* start SUPPLIED RECORDS *

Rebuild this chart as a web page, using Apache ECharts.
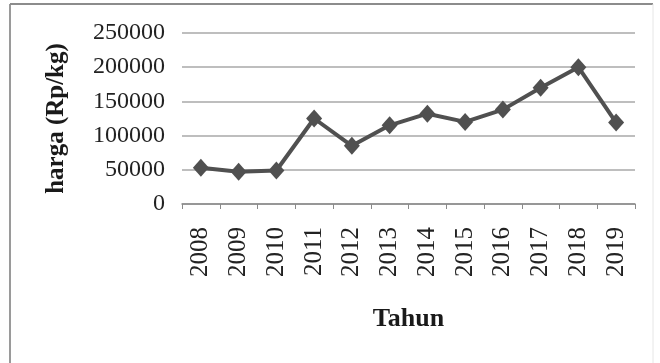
<!DOCTYPE html>
<html>
<head>
<meta charset="utf-8">
<script src="https://cdn.jsdelivr.net/npm/echarts@6/dist/echarts.min.js"></script>
<style>
  html, body { margin: 0; padding: 0; background: #fff; }
  #chart { width: 660px; height: 363px; }
</style>
</head>
<body>
<div id="chart"></div>
<script>
// Harga per tahun (Rp/kg)
var tahun = ['2008', '2009', '2010', '2011', '2012', '2013', '2014', '2015', '2016', '2017', '2018', '2019'];
var harga = [53000, 47000, 49000, 125000, 85000, 115000, 132000, 120000, 138000, 170000, 200000, 119000];
var yTicks = [0, 50000, 100000, 150000, 200000, 250000];

var serif = '"Liberation Serif", "Times New Roman", serif';
var chart = echarts.init(document.getElementById('chart'), null, { renderer: 'canvas' });

chart.setOption({
  backgroundColor: '#ffffff',
  animation: false,
  grid: { left: 182, right: 25, top: 33, bottom: 159 },
  graphic: [
    { type: 'line', shape: { x1: 10, y1: 4, x2: 10, y2: 363 }, style: { stroke: '#9a9a9a', lineWidth: 2 } },
    { type: 'line', shape: { x1: 10, y1: 4, x2: 653, y2: 4 }, style: { stroke: '#8c8c8c', lineWidth: 2 } },
    { type: 'line', shape: { x1: 653, y1: 4, x2: 653, y2: 363 }, style: { stroke: '#e6e6e6', lineWidth: 1 } }
  ],
  xAxis: {
    type: 'category',
    data: tahun,
    boundaryGap: true,
    name: 'Tahun',
    nameLocation: 'middle',
    nameGap: 102,
    nameTextStyle: { fontFamily: serif, fontWeight: 'bold', fontSize: 26, color: '#1a1a1a' },
    axisLine: { show: true, lineStyle: { color: '#8a8a8a', width: 1.5 } },
    axisTick: { show: true, length: 5, alignWithLabel: false, lineStyle: { color: '#8a8a8a', width: 1 } },
    axisLabel: { rotate: 90, margin: 23, fontFamily: serif, fontSize: 25, color: '#222', interval: 0 },
    splitLine: { show: false }
  },
  yAxis: {
    type: 'value',
    min: yTicks[0],
    max: yTicks[yTicks.length - 1],
    interval: yTicks[1] - yTicks[0],
    name: 'harga (Rp/kg)',
    nameLocation: 'middle',
    nameGap: 113,
    nameTextStyle: { fontFamily: serif, fontWeight: 'bold', fontSize: 25, color: '#1a1a1a' },
    axisLine: { show: false },
    axisTick: { show: false },
    axisLabel: {
      margin: 17, fontFamily: serif, fontSize: 24, color: '#222',
      formatter: function (v) { return String(v); }
    },
    splitLine: { show: true, lineStyle: { color: '#a8a8a8', width: 1.5 } }
  },
  series: [{
    type: 'line',
    data: harga,
    symbol: 'diamond',
    symbolSize: [16, 18],
    showSymbol: true,
    lineStyle: { color: '#505050', width: 4 },
    itemStyle: { color: '#505050', borderWidth: 0 }
  }]
});
</script>
</body>
</html>
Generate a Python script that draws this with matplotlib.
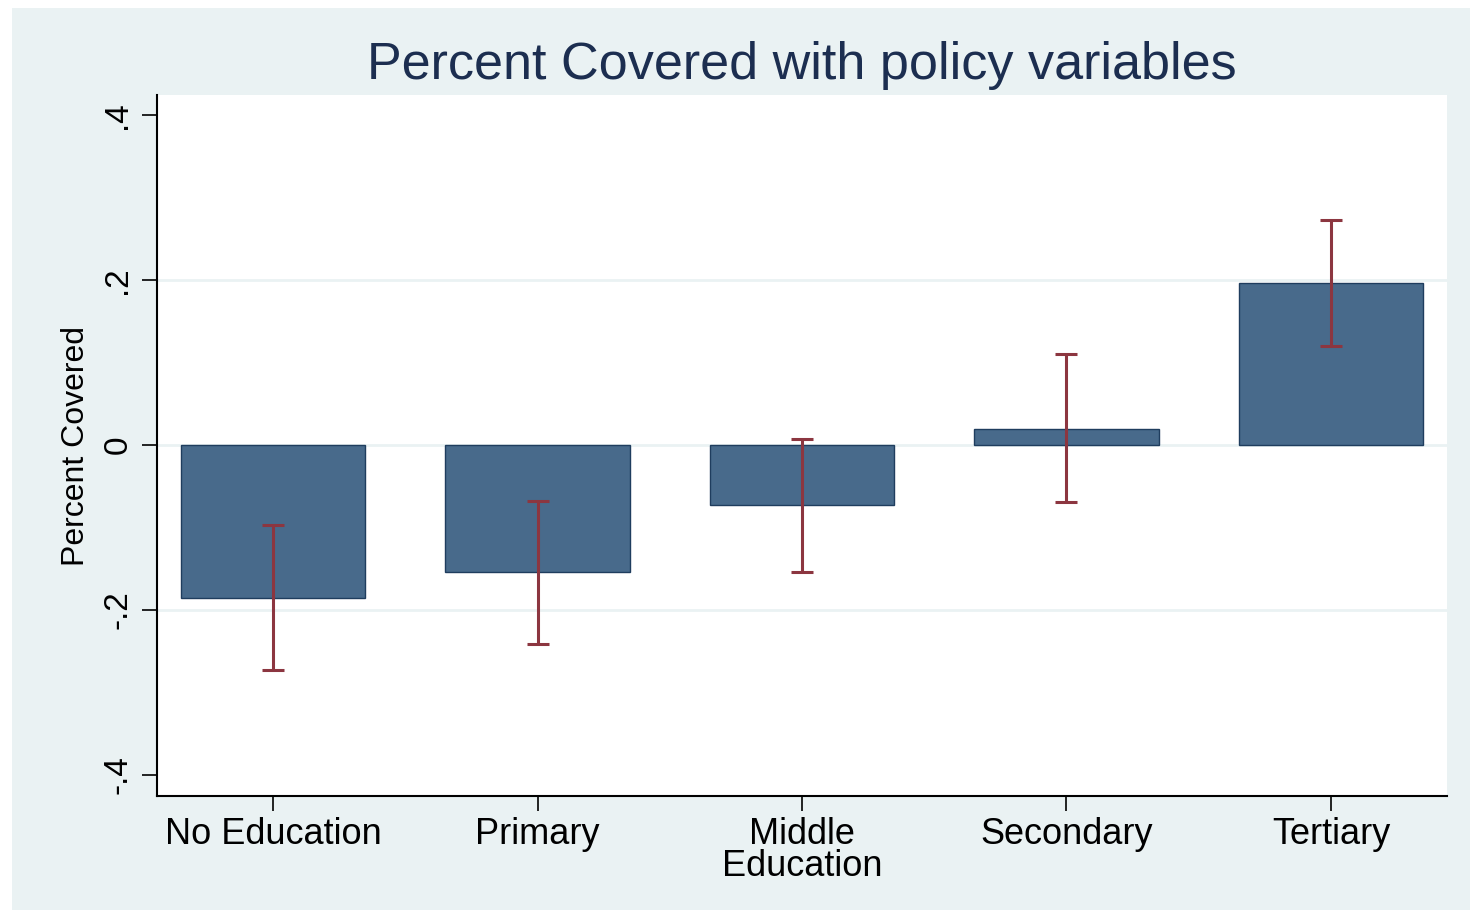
import matplotlib.pyplot as plt
import numpy as np
from matplotlib.patches import Rectangle

plt.rcParams['font.family'] = ['Liberation Sans', 'DejaVu Sans']

# estimates by education level, with confidence interval bounds
categories = ['No Education', 'Primary', 'Middle\nEducation', 'Secondary', 'Tertiary']
coef = [-0.186, -0.154, -0.073, 0.019, 0.196]
ci_low = [-0.273, -0.241, -0.154, -0.069, 0.120]
ci_high = [-0.097, -0.068, 0.007, 0.110, 0.273]
yticks = [-0.4, -0.2, 0, 0.2, 0.4]
yticklabels = ['-.4', '-.2', '0', '.2', '.4']

panel = '#eaf2f3'
bar_color = '#486a8b'
bar_edge = '#1f3d5e'
err_color = '#8c3640'

fig = plt.figure(figsize=(14.74, 9.13), dpi=100)
fig.patch.set_facecolor('white')
fig.patches.append(Rectangle((12 / 1474, 1 - 910 / 913), 1458 / 1474, 902 / 913,
                             transform=fig.transFigure, facecolor=panel,
                             edgecolor='none', zorder=-10))

ax = fig.add_axes([157 / 1474, 1 - 796 / 913, 1290 / 1474, 701 / 913])
ax.set_facecolor('white')

x = np.arange(len(categories))
ax.bar(x, coef, width=0.696, color=bar_color, edgecolor=bar_edge, linewidth=1, zorder=2)
yerr = [np.array(coef) - np.array(ci_low), np.array(ci_high) - np.array(coef)]
ax.errorbar(x, coef, yerr=yerr, fmt='none', ecolor=err_color, elinewidth=2.2,
            capsize=8, capthick=2.2, zorder=3)

# light gridlines on the interior ticks only
for g in yticks[1:-1]:
    ax.axhline(g, color=panel, linewidth=2, zorder=1)

ax.set_xlim(-0.4386, 4.4386)
ax.set_ylim(-0.4255, 0.4242)
ax.set_xticks(x)
ax.set_xticklabels(categories, fontsize=26, linespacing=0.88)
ax.set_yticks(yticks)
ax.set_yticklabels(yticklabels, fontsize=24, rotation=90, va='center')
ax.tick_params(axis='both', direction='out', length=11, width=1.2, color='black')
ax.tick_params(axis='x', pad=4)
ax.tick_params(axis='y', pad=6)

for side in ['top', 'right']:
    ax.spines[side].set_visible(False)
for side in ['left', 'bottom']:
    ax.spines[side].set_linewidth(1.5)

ax.set_ylabel('Percent Covered', fontsize=23, labelpad=8)
fig.text(0.544, 1 - 66 / 913, 'Percent Covered with policy variables', fontsize=37.5,
         color='#1c2e50', ha='center', va='center')

plt.savefig('out.png', dpi=100)
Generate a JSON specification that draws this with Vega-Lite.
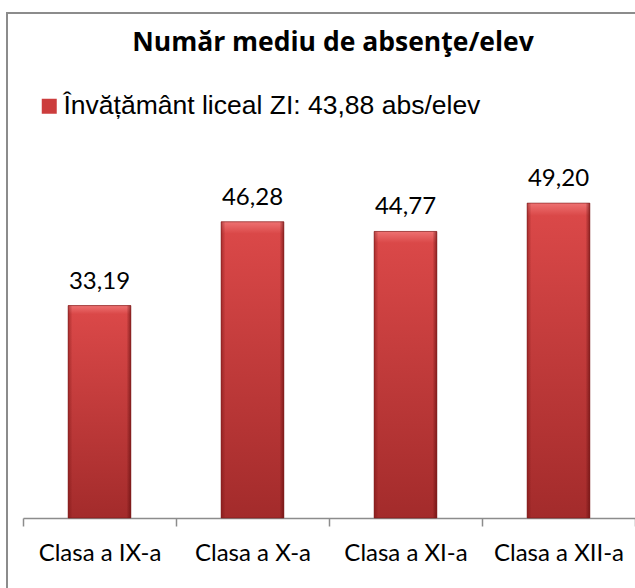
{
  "$schema": "https://vega.github.io/schema/vega-lite/v6.json",
  "width": 640,
  "height": 590,
  "autosize": {"type": "none"},
  "padding": {"left": 7, "top": 13, "right": 0, "bottom": 0},
  "background": "white",
  "config": {
    "view": {"stroke": "#8c8c8c", "strokeWidth": 2},
    "font": "Lato"
  },
  "title": {
    "text": "Număr mediu de absenţe/elev",
    "font": "Open Sans",
    "fontWeight": "bold",
    "fontSize": 26.5,
    "color": "black",
    "anchor": "middle",
    "offset": -43,
    "dx": 6
  },
  "data": {
    "values": [
      {"clasa": "Clasa a IX-a", "valoare": 33.19, "eticheta": "33,19", "serie": "Învățământ liceal ZI: 43,88 abs/elev"},
      {"clasa": "Clasa a X-a", "valoare": 46.28, "eticheta": "46,28", "serie": "Învățământ liceal ZI: 43,88 abs/elev"},
      {"clasa": "Clasa a XI-a", "valoare": 44.77, "eticheta": "44,77", "serie": "Învățământ liceal ZI: 43,88 abs/elev"},
      {"clasa": "Clasa a XII-a", "valoare": 49.20, "eticheta": "49,20", "serie": "Învățământ liceal ZI: 43,88 abs/elev"}
    ]
  },
  "encoding": {
    "x": {
      "field": "clasa",
      "type": "nominal",
      "sort": null,
      "scale": {"range": [16, 628], "paddingInner": 0, "paddingOuter": 0},
      "axis": {
        "title": null,
        "labelAngle": 0,
        "grid": false,
        "offset": -85,
        "domainColor": "#8c8c8c",
        "domainWidth": 1.5,
        "tickColor": "#8c8c8c",
        "tickWidth": 1.5,
        "tickSize": 8,
        "tickBand": "extent",
        "labelFont": "Lato",
        "labelFontSize": 24,
        "labelColor": "black",
        "labelPadding": 15
      }
    },
    "y": {
      "field": "valoare",
      "type": "quantitative",
      "scale": {"domain": [0, 78.9], "range": [505, 0], "nice": false, "zero": true},
      "axis": null
    }
  },
  "layer": [
    {
      "mark": {"type": "bar", "width": {"band": 0.41}},
      "encoding": {
        "color": {
          "field": "serie",
          "type": "nominal",
          "scale": {"range": ["#cc3d3d"]},
          "legend": {
            "orient": "none",
            "legendX": 29,
            "legendY": 80,
            "title": null,
            "symbolType": "square",
            "symbolSize": 225,
            "symbolStrokeWidth": 0,
            "symbolOpacity": 1,
            "labelFont": "Liberation Sans",
            "labelFontSize": 26.5,
            "labelColor": "black",
            "labelOffset": 1,
            "labelLimit": 0,
            "padding": 0
          }
        }
      }
    },
    {
      "mark": {
        "type": "bar",
        "width": {"band": 0.41},
        "fill": {"gradient": "linear", "x1": 0, "y1": 0, "x2": 0, "y2": 1,
          "stops": [
            {"offset": 0, "color": "#ee7272"},
            {"offset": 0.04, "color": "#da4848"},
            {"offset": 1, "color": "#a32b2b"}
          ]}
      }
    },
    {
      "mark": {
        "type": "bar",
        "width": {"band": 0.41},
        "stroke": "#7a1a1a",
        "strokeWidth": 0.6,
        "fill": {"gradient": "linear", "x1": 0, "y1": 0, "x2": 1, "y2": 0,
          "stops": [
            {"offset": 0, "color": "rgba(110,15,15,0.45)"},
            {"offset": 0.07, "color": "rgba(110,15,15,0)"},
            {"offset": 0.93, "color": "rgba(90,10,10,0)"},
            {"offset": 1, "color": "rgba(90,10,10,0.6)"}
          ]}
      }
    },
    {
      "mark": {"type": "text", "dy": -17, "baseline": "alphabetic", "font": "Lato", "fontSize": 24, "color": "black"},
      "encoding": {
        "text": {"field": "eticheta"}
      }
    }
  ]
}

* end SUPPLIED RECORDS *

◆ **TO BE DONE**
Exactly the lines from the one with "Generate a Python" through the one with "plt.rcParams['font.family'] = ['Liberation" are to be reproduced, and no pictures with them.

◆ **RESULT**
Generate a Python script that draws this with matplotlib.
import matplotlib.pyplot as plt
import numpy as np
from matplotlib.patches import Rectangle

plt.rcParams['font.family'] = ['Liberation Sans', 'DejaVu Sans']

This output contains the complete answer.